═════ INFORMATION GIVEN

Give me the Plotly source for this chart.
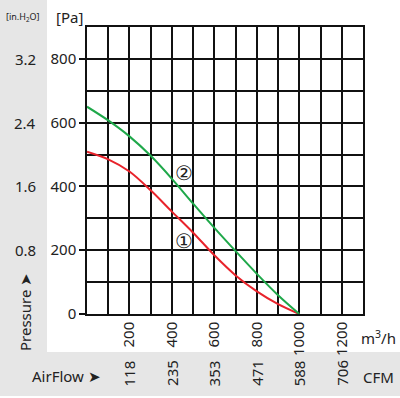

══════════
═════ INFORMATION GIVEN

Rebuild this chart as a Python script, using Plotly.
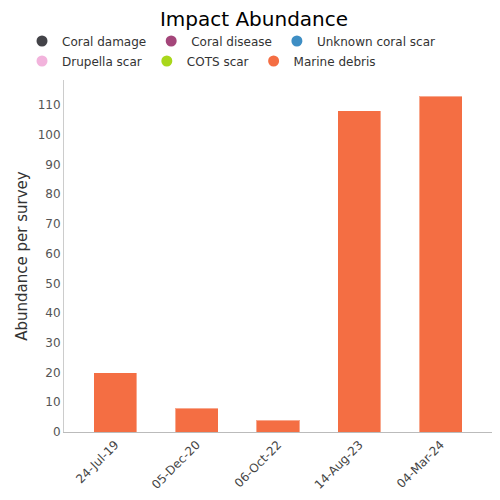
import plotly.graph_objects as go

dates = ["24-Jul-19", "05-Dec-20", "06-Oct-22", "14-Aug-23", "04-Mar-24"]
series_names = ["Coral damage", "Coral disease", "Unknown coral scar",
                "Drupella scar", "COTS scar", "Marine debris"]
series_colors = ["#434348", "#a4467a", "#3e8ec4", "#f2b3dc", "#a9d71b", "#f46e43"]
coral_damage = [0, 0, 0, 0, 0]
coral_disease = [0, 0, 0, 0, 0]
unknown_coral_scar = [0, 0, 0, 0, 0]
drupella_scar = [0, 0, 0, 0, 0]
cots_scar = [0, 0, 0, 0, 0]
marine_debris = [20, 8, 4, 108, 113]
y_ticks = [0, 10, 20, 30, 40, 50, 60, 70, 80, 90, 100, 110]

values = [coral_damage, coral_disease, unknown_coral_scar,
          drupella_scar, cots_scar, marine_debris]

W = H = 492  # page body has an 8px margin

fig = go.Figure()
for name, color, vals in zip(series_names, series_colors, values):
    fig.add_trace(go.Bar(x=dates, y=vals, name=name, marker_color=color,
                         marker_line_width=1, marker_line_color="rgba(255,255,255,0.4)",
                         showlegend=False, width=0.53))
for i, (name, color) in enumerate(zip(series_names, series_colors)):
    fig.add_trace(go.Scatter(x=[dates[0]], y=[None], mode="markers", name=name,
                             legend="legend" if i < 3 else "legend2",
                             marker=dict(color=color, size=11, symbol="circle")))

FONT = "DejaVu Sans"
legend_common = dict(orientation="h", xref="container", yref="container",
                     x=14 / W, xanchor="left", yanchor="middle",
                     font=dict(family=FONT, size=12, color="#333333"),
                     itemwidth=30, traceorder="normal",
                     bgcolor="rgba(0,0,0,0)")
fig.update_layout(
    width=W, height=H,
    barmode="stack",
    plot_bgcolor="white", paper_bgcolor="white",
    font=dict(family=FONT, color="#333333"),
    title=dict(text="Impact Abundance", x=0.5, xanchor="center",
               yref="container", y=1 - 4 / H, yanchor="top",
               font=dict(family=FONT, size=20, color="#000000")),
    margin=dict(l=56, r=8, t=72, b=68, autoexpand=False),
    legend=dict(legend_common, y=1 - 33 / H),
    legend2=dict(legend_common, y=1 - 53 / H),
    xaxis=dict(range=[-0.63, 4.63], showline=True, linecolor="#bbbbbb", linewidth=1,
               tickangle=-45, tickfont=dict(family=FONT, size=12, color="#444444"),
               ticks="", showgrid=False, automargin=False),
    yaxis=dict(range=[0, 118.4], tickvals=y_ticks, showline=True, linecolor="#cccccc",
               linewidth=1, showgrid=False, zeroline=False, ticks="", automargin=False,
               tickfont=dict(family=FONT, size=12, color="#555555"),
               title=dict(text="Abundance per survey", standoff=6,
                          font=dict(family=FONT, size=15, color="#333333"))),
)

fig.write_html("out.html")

══════════
═════ INFORMATION GIVEN

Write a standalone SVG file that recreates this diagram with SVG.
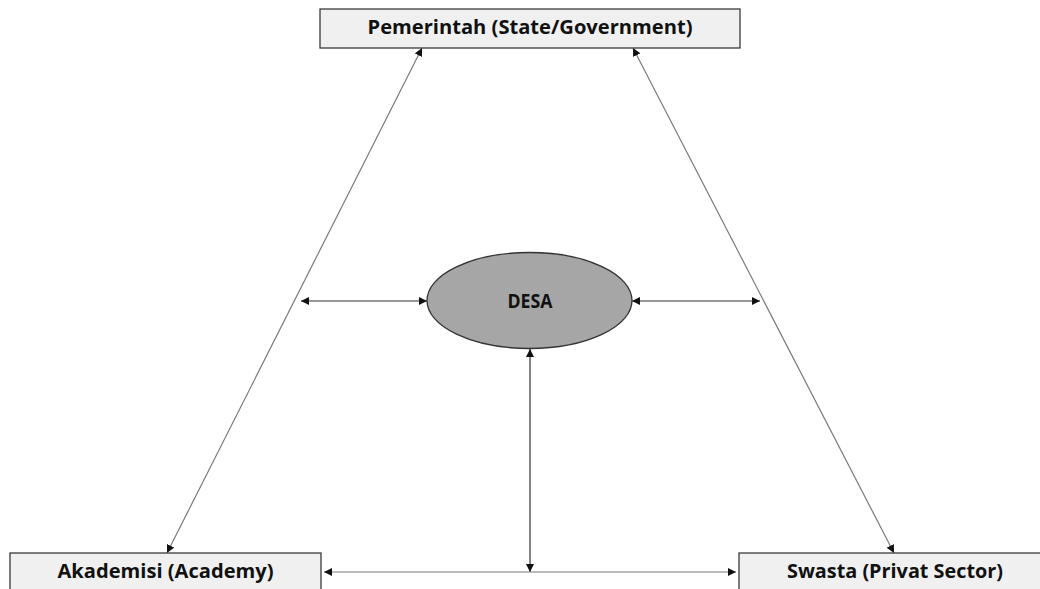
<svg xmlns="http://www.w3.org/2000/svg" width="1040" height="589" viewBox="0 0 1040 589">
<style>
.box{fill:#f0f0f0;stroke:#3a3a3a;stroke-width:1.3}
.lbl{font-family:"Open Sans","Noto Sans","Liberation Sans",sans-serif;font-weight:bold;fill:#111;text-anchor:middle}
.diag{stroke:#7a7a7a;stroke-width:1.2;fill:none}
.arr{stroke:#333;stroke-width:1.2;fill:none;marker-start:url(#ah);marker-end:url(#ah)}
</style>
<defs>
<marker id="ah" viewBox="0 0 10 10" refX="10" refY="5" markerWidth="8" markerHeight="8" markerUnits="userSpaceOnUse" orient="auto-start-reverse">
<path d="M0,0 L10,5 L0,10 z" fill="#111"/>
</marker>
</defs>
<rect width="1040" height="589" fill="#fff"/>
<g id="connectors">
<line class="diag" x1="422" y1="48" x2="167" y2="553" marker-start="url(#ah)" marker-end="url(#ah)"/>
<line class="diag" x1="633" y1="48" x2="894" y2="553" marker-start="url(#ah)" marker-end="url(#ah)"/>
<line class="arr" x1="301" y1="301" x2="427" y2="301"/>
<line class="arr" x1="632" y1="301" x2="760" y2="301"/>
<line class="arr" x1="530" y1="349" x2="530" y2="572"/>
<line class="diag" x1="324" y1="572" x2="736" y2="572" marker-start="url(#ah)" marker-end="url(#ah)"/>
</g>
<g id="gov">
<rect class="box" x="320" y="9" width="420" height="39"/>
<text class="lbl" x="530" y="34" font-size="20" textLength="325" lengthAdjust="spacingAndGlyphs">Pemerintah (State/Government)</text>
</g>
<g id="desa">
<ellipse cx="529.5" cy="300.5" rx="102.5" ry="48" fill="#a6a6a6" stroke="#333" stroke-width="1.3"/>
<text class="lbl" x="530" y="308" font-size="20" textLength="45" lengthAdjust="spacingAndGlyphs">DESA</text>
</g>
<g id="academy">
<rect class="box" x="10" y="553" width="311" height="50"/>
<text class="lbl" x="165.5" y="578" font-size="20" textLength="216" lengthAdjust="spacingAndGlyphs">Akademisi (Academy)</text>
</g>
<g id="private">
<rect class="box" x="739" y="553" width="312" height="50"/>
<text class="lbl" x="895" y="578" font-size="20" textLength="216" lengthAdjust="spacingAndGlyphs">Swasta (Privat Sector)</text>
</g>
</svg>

══════════

■ TASK DIRECTIONS:
The lines to reproduce run from the one above containing "Rebuild this chart" through the one containing "import plotly.graph_objects as go". Copy them exactly and leave out all pictures.

■ REPLY:
Rebuild this chart as a Python script, using Plotly.
import plotly.graph_objects as go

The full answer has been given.